(Code that draws figures)
>>>>>
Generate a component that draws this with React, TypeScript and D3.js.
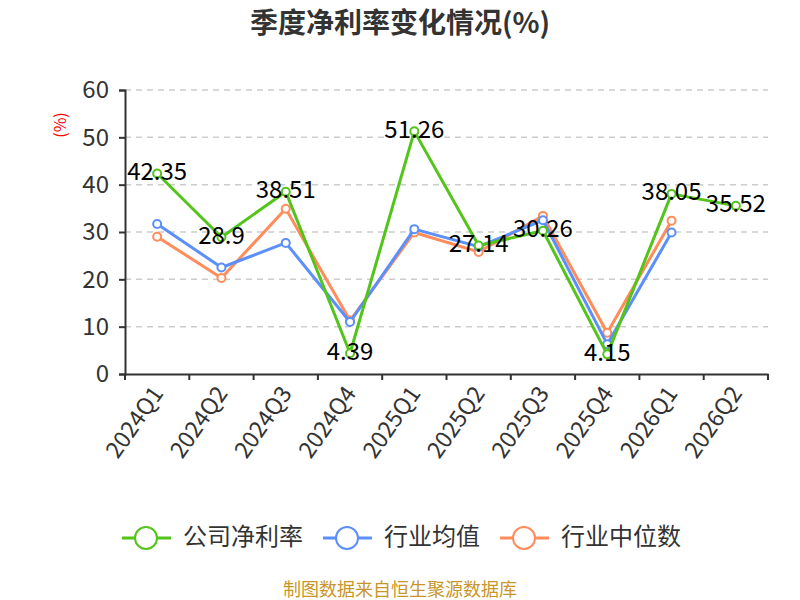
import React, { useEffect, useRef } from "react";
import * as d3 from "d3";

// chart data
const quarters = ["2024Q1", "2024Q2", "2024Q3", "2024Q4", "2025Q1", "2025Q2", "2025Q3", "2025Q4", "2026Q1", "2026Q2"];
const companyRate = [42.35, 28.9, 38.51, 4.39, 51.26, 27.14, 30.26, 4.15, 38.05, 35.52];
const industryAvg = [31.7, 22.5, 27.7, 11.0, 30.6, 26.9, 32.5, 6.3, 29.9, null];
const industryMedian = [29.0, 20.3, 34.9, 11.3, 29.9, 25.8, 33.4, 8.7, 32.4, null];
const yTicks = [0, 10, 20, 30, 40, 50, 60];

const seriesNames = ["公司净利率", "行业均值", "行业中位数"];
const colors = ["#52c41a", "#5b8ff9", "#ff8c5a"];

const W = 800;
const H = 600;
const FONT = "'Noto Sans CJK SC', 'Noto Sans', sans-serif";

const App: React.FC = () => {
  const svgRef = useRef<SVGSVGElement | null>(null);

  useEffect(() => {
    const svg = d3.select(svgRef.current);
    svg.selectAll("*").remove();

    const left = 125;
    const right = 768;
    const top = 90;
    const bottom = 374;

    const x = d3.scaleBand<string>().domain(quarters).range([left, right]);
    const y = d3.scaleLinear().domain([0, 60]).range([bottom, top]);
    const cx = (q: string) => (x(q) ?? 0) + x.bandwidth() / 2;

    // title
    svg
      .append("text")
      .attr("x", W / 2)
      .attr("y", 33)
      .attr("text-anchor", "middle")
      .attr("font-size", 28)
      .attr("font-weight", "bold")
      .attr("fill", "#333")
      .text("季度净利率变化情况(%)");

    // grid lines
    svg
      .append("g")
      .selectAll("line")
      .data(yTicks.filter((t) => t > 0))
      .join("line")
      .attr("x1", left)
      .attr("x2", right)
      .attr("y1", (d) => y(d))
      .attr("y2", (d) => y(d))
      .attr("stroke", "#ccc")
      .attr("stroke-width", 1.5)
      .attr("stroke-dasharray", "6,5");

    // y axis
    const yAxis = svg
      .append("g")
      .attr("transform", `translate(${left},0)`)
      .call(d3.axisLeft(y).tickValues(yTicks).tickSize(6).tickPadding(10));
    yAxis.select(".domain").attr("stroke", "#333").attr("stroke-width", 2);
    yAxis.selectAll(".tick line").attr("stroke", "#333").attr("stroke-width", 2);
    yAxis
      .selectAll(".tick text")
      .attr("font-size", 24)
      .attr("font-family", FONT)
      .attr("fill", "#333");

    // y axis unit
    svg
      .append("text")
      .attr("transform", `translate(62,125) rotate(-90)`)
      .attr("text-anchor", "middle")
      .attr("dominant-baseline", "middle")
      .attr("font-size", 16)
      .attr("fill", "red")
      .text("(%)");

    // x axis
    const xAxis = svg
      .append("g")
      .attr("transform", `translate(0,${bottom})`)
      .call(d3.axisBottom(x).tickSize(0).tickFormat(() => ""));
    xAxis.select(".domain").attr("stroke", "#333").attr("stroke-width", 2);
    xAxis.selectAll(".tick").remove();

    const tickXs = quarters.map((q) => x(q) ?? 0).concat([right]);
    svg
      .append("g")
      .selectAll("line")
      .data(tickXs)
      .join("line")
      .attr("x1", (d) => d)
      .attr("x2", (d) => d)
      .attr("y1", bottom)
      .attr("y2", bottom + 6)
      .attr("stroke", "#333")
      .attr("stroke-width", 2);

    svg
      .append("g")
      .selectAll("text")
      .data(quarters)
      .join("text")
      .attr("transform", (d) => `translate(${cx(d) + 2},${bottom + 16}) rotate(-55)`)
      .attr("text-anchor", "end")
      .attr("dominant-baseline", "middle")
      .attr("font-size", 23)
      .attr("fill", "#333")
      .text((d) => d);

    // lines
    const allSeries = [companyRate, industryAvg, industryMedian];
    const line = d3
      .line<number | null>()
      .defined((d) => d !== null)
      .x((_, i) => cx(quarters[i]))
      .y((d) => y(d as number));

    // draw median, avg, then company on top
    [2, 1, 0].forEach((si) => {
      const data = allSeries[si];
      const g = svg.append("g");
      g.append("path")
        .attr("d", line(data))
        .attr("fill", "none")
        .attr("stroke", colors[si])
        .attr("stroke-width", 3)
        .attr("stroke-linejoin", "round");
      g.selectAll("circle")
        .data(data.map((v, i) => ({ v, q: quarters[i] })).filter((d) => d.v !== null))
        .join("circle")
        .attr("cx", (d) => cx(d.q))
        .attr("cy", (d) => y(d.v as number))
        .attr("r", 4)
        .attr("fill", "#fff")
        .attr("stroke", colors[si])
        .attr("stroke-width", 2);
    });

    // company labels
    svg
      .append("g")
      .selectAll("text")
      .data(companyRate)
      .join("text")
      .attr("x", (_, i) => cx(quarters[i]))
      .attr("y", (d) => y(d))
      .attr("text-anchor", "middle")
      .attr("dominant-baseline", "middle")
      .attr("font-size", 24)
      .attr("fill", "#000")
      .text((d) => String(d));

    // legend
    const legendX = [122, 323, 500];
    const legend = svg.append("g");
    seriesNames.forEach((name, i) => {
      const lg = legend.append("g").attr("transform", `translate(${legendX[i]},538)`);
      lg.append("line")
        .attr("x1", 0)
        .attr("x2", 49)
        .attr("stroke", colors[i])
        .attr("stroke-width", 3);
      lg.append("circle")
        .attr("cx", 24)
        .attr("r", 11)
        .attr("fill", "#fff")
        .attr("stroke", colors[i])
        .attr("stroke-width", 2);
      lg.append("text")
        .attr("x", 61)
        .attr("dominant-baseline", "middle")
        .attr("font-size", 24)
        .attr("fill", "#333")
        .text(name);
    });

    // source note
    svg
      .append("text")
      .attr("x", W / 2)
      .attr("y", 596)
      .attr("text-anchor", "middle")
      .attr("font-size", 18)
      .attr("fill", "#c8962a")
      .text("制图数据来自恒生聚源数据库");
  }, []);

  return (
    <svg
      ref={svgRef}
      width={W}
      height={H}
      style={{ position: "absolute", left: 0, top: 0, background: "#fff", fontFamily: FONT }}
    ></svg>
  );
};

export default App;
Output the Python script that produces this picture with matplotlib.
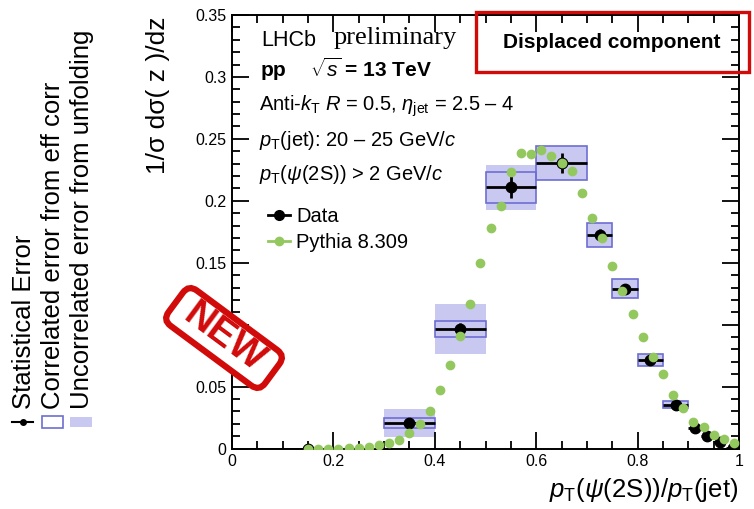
<<<<<
- **EXERCISE BRIEF**: Restate the material word for word from its first line through the line containing "import * as", both included; the pictures do not belong in it.

- **TASK SOLUTION**:
Generate a component that draws this with React, TypeScript and D3.js.
import React, { useEffect, useRef } from "react";
import * as d3 from "d3";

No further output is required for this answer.